A la tercera hora, cuando los niveles se encontraban por el 30%, el pánico cundía en la mente de los habitantes. La realidad se presentaba ante sí tal cual era: un absurdo monótono que carecía de todo lo prometido por el establishment. En tales circunstancias, el caos arremetía, entre los dolientes se encontraba la vecina que tanto apreciaba, la cual había nacido cuando el químico ya se dispersaba por la comuna, ella no pudo soportar la abstinencia del agradable Estado de Bienestar y había muerto al instante cuando su corazón sucumbió ante la ausencia del suministro. Así mismo, le había pasado a centenares ciudadanos del sector, sin embargo, Mkcenna (su apellido antes de la abolición de los lazos sanguíneos, después del cataclismo) había vivido un pasado, casi olvidado, cuando no existía la nueva era química.

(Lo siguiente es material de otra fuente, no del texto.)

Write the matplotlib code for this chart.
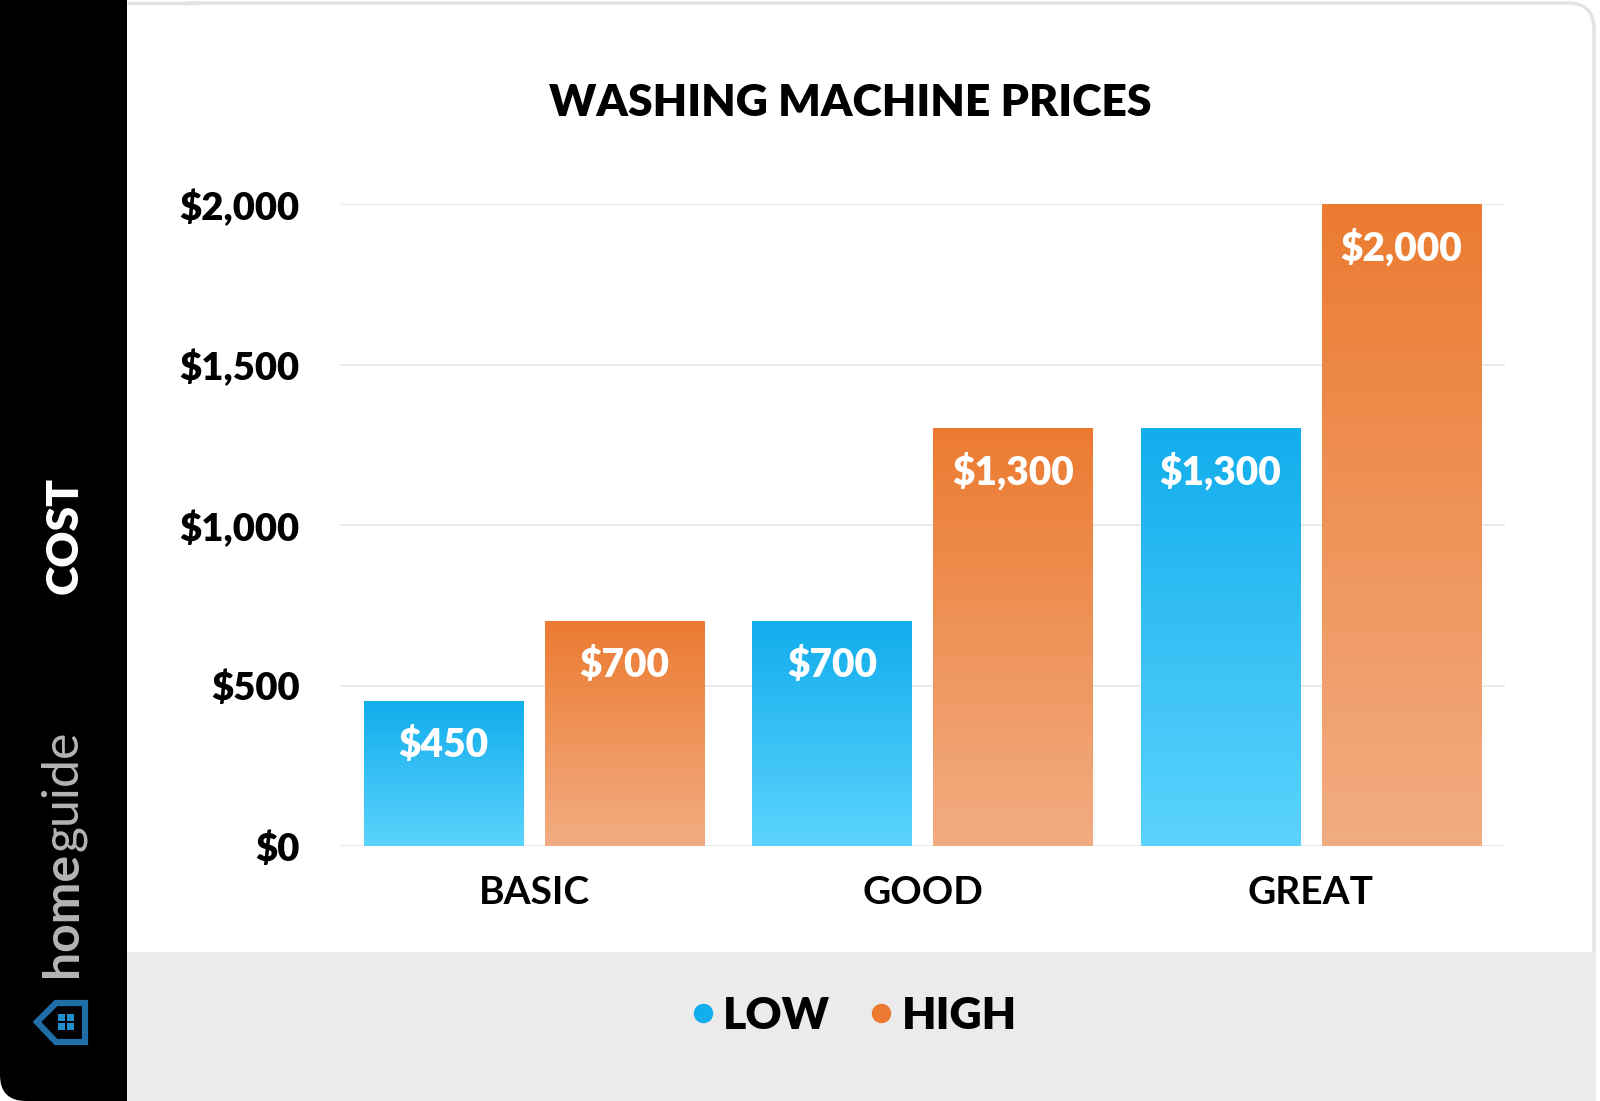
import numpy as np
import matplotlib
matplotlib.use("Agg")
import matplotlib.pyplot as plt
from matplotlib.patches import FancyBboxPatch, Rectangle, Polygon
from matplotlib.colors import LinearSegmentedColormap
from matplotlib.lines import Line2D

categories = ["BASIC", "GOOD", "GREAT"]
low_values = [450, 700, 1300]
high_values = [700, 1300, 2000]
series_names = ["LOW", "HIGH"]
yticks = [0, 500, 1000, 1500, 2000]
ytick_labels = ["$0", "$500", "$1,000", "$1,500", "$2,000"]
title = "WASHING MACHINE PRICES"

FONT = "Lato"
W, H = 1600, 1101
fig = plt.figure(figsize=(W / 100, H / 100), dpi=100)
fig.patch.set_facecolor("white")

# background axes in pixel coordinates
bg = fig.add_axes([0, 0, 1, 1])
bg.set_xlim(0, W)
bg.set_ylim(H, 0)
bg.axis("off")

# card with light border
bg.add_patch(FancyBboxPatch((-40, 3), W - 4 + 40 - 2, H + 40,
                            boxstyle="round,pad=0,rounding_size=26",
                            facecolor="white", edgecolor="#e3e3e3", lw=2.5, zorder=0))
# bottom gray band
bg.add_patch(Rectangle((127, 952), W - 127 - 5, H - 952, facecolor="#ebebeb",
                       edgecolor="none", zorder=1))
# black sidebar (rounded bottom-left corner)
bg.add_patch(FancyBboxPatch((0, -40), 160, H + 40,
                            boxstyle="round,pad=0,rounding_size=26",
                            facecolor="black", edgecolor="none", zorder=2))
bg.add_patch(Rectangle((127, -40), 60, 952 + 40, facecolor="white", edgecolor="none", zorder=2.5))
bg.add_patch(Rectangle((127, 952), 60, H - 952, facecolor="#ebebeb", edgecolor="none", zorder=2.6))
bg.plot([127, 200], [3.2, 3.2], color="#e3e3e3", lw=2.5, zorder=2.7, solid_capstyle="butt")

# COST label
bg.text(65, 535, "COST", rotation=90, color="white", fontsize=32, fontweight="heavy",
        family=FONT, ha="center", va="center", zorder=3)

# homeguide logo text
t1 = bg.text(63, 977, "home", rotation=90, rotation_mode="anchor", color="#b5b5b5",
             fontsize=36, fontweight="bold", family=FONT, ha="left", va="center", zorder=3)
fig.canvas.draw()
ext = t1.get_window_extent()
top_px = H - ext.y1
bg.text(63, top_px - 1, "guide", rotation=90, rotation_mode="anchor", color="#b5b5b5",
        fontsize=36, fontweight="normal", family=FONT, ha="left", va="center", zorder=3)

# house icon
bg.add_patch(Polygon([(37, 1022), (56, 1003), (85, 1003), (85, 1042), (56, 1042)],
                     closed=True, facecolor="none", edgecolor="#1f6ea8", lw=4.5,
                     joinstyle="miter", zorder=3))
for dx in (-5, 4):
    for dy in (-5, 4):
        bg.add_patch(Rectangle((66 + dx - 3.0, 1022 + dy - 3.0), 7, 7,
                               facecolor="#1e8fd3", edgecolor="none", zorder=3))

# title
bg.text(850, 103, title, color="black", fontsize=32, fontweight="heavy", family=FONT,
        ha="center", va="center", zorder=3)

# main chart axes
ax = fig.add_axes([340 / W, 1 - 846 / H, (1505 - 340) / W, (846 - 204) / H])
ax.set_facecolor("none")
x = np.arange(len(categories))
bw = 0.41
off = 0.233
bars_low = ax.bar(x - off, low_values, width=bw, color="none", zorder=2)
bars_high = ax.bar(x + off, high_values, width=bw, color="none", zorder=2)

cmap_low = LinearSegmentedColormap.from_list("low", ["#5bd3fd", "#12adec"])
cmap_high = LinearSegmentedColormap.from_list("high", ["#f2ac82", "#ec7b31"])
grad = np.linspace(0, 1, 256).reshape(-1, 1)
for bars, cmap, vals in ((bars_low, cmap_low, low_values), (bars_high, cmap_high, high_values)):
    for b, v in zip(bars, vals):
        x0 = b.get_x()
        w = b.get_width()
        h = b.get_height()
        ax.imshow(grad, cmap=cmap, origin="lower", aspect="auto",
                  extent=(x0, x0 + w, 0, h), zorder=2, interpolation="bicubic")
        lbl = "${:,}".format(v)
        ax.text(x0 + w / 2, h - 137, lbl, color="white", fontsize=28, fontweight="heavy",
                family=FONT, ha="center", va="center", zorder=4)

ax.set_xlim(-0.5, 2.5)
ax.set_ylim(0, 2000)
ax.set_yticks(yticks)
ax.set_yticklabels(ytick_labels, fontsize=27.5, fontweight="heavy", family=FONT)
ax.set_xticks(x)
ax.set_xticklabels(categories, fontsize=28, fontweight="bold", family=FONT)
ax.tick_params(axis="y", length=0, pad=29)
ax.tick_params(axis="x", length=0, pad=21)
for s in ax.spines.values():
    s.set_visible(False)
ax.grid(axis="y", color="#e6e6e6", lw=1.2, zorder=0)
ax.set_axisbelow(True)

handles = [Line2D([], [], marker="o", ls="none", color="#12adec", markersize=13),
           Line2D([], [], marker="o", ls="none", color="#ec7b31", markersize=13)]
leg = fig.legend(handles, series_names, loc="center", bbox_to_anchor=(850 / W, 1 - 1016 / H),
                 ncol=2, frameon=False, handletextpad=0.0, columnspacing=0.7,
                 handlelength=0.9, prop={"family": FONT, "weight": "heavy", "size": 32})

fig.savefig("out.png", dpi=100, facecolor=fig.get_facecolor())
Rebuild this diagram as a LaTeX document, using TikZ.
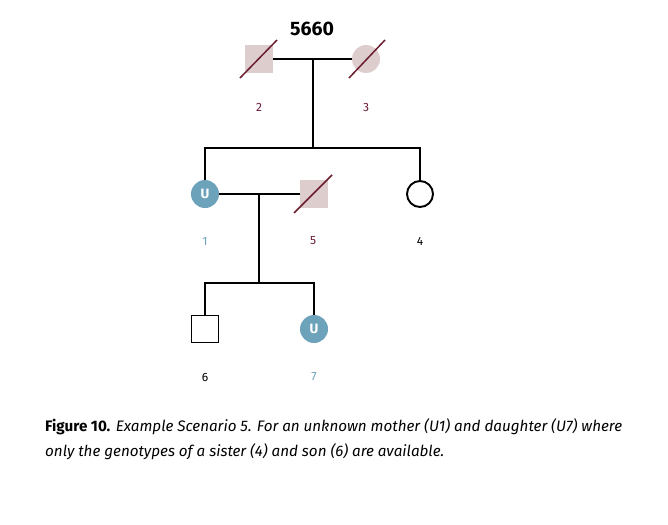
\documentclass[tikz,border=0pt]{standalone}
\usepackage{fontspec}
\setmainfont{Fira Sans}
\usepackage{xcolor}
\usetikzlibrary{positioning,calc}
\definecolor{deadfill}{HTML}{DDCDCD}
\definecolor{deadline}{HTML}{6B1D2D}
\definecolor{deadtext}{HTML}{6A1B3B}
\definecolor{unknown}{HTML}{6CA2BA}

\begin{document}
\begin{tikzpicture}[
    x=1pt, y=-1pt,
    male/.style={draw, line width=1.9pt, fill=white, minimum size=27pt, inner sep=0pt},
    female/.style={circle, draw, line width=1.9pt, fill=white, minimum size=26pt, inner sep=0pt},
    deadmale/.style={fill=deadfill, minimum size=28pt, inner sep=0pt},
    deadfemale/.style={circle, fill=deadfill, minimum size=28pt, inner sep=0pt},
    unk/.style={circle, fill=unknown, minimum size=28pt, inner sep=0pt, text=white, font=\bfseries\fontsize{13.5}{13.5}\selectfont},
    slash/.style={deadline, line width=1.5pt},
    link/.style={line width=1.9pt},
    idlabel/.style={font=\fontsize{12}{14}\selectfont},
]
    \useasboundingbox (0,0) rectangle (668,524);

    % Title
    \node[font=\bfseries\fontsize{19.5}{22}\selectfont] (title) at (312,29) {5660};

    % Generation I
    \node[deadmale] (n2) at (259,59) {};
    \node[deadfemale] (n3) at (366,59) {};
    \draw[slash] ($(n2.center)+(-19,19)$) -- ($(n2.center)+(18,-19)$);
    \draw[slash] ($(n3.center)+(-17,19)$) -- ($(n3.center)+(19,-19)$);
    \node[idlabel, text=deadtext] (l2) at (259,107) {2};
    \node[idlabel, text=deadtext] (l3) at (366,107) {3};

    % Generation II
    \node[unk] (n1) at (205,194) {U};
    \node[deadmale] (n5) at (314,194) {};
    \node[female] (n4) at (420,194) {};
    \draw[slash] ($(n5.center)+(-20,19)$) -- ($(n5.center)+(18,-19)$);
    \node[idlabel, text=unknown] (l1) at (205,241) {1};
    \node[idlabel, text=deadtext] (l5) at (313,241) {5};
    \node[idlabel] (l4) at (420,241) {4};

    % Generation III
    \node[male] (n6) at (205,329) {};
    \node[unk] (n7) at (314,329) {U};
    \node[idlabel] (l6) at (205,377) {6};
    \node[idlabel, text=unknown] (l7) at (314,377) {7};

    % Lines of descent
    \coordinate (m23) at (313,59);
    \coordinate (s1) at (313,148);
    \coordinate (m15) at (259,194);
    \coordinate (s2) at (259,283);
    \draw[link] (n2) -- (n3);
    \draw[link] (m23) -- (s1);
    \draw[link] (n1.north) |- (s1) -| (n4.north);
    \draw[link] (n1) -- (n5);
    \draw[link] (m15) -- (s2);
    \draw[link] (n6.north) |- (s2) -| (n7.north);

    % Caption
    \node[anchor=north west, align=left, inner sep=0pt, font=\fontsize{15.2}{25}\selectfont] (caption) at (45,418)
        {\textbf{Figure 10.} \textit{Example Scenario 5. For an unknown mother (U1) and daughter (U7) where}\\
         \textit{only the genotypes of a sister (4) and son (6) are available.}};
\end{tikzpicture}
\end{document}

Al tercer día, sin suministro del narcótico, la célula vital en la que vivía perdió todo su imagen de hogar, encontraba incómodo el extremo blanco de las paredes donde practicaba la Estimulación Cerebral, y lo que era un póster de ensueño se convirtió en un tétrico mensaje de dominación económica.  A su vez, los templados músculos maxilares se destensaron, la mente volvía a un estado basal y empezaba a tener recuerdos enterrados en el inconsciente. Aparecían flashbacks alrededor de su infancia, adolescencia y adultez, especialmente recordaba un momento de su vida: ¡Había descubierto la fórmula química de la Stropharina hace 20 años! Rememorar esto, lo hizo caer en cuenta de cómo la creación de este nuevo fármaco no sólo fue robado por la casa farmacéutica del establishment sino que, incluso, había creado la fórmula de la dominación inconsciente que actualmente llamaban Estado de Bienestar.

Terrence Mkcenna encontró ese día, escondido en el patio, el libro que alguna vez escribió en su juventud: “Manjar de los dioses”, un manifiesto coetáneo al descubrimiento de la droga. Allí rezaba: Esta nueva sustancia deberá ser usada para el regreso a la fraternidad arcaica con Gaia; por ello, será vivida como un arma contra el actual ego mercantilista dominante. Sin embargo, todo lo sucedido en retrospectiva fue lo contrario, el establishment había asimilado esta nueva tecnología química y el poder se había multiplicado. Mkcenna, mientras integraba estos recuerdos, se juraba a sí mismo apoyar a la destrucción de los suministros.

Al terminar la tarde, en el ocaso de los síntomas de la abstinencia al fármaco, Terrence firmaba con su antiguo apellido un mural: ‘nos han engañado: los químicos que nos podían liberar son la actual soga del control.’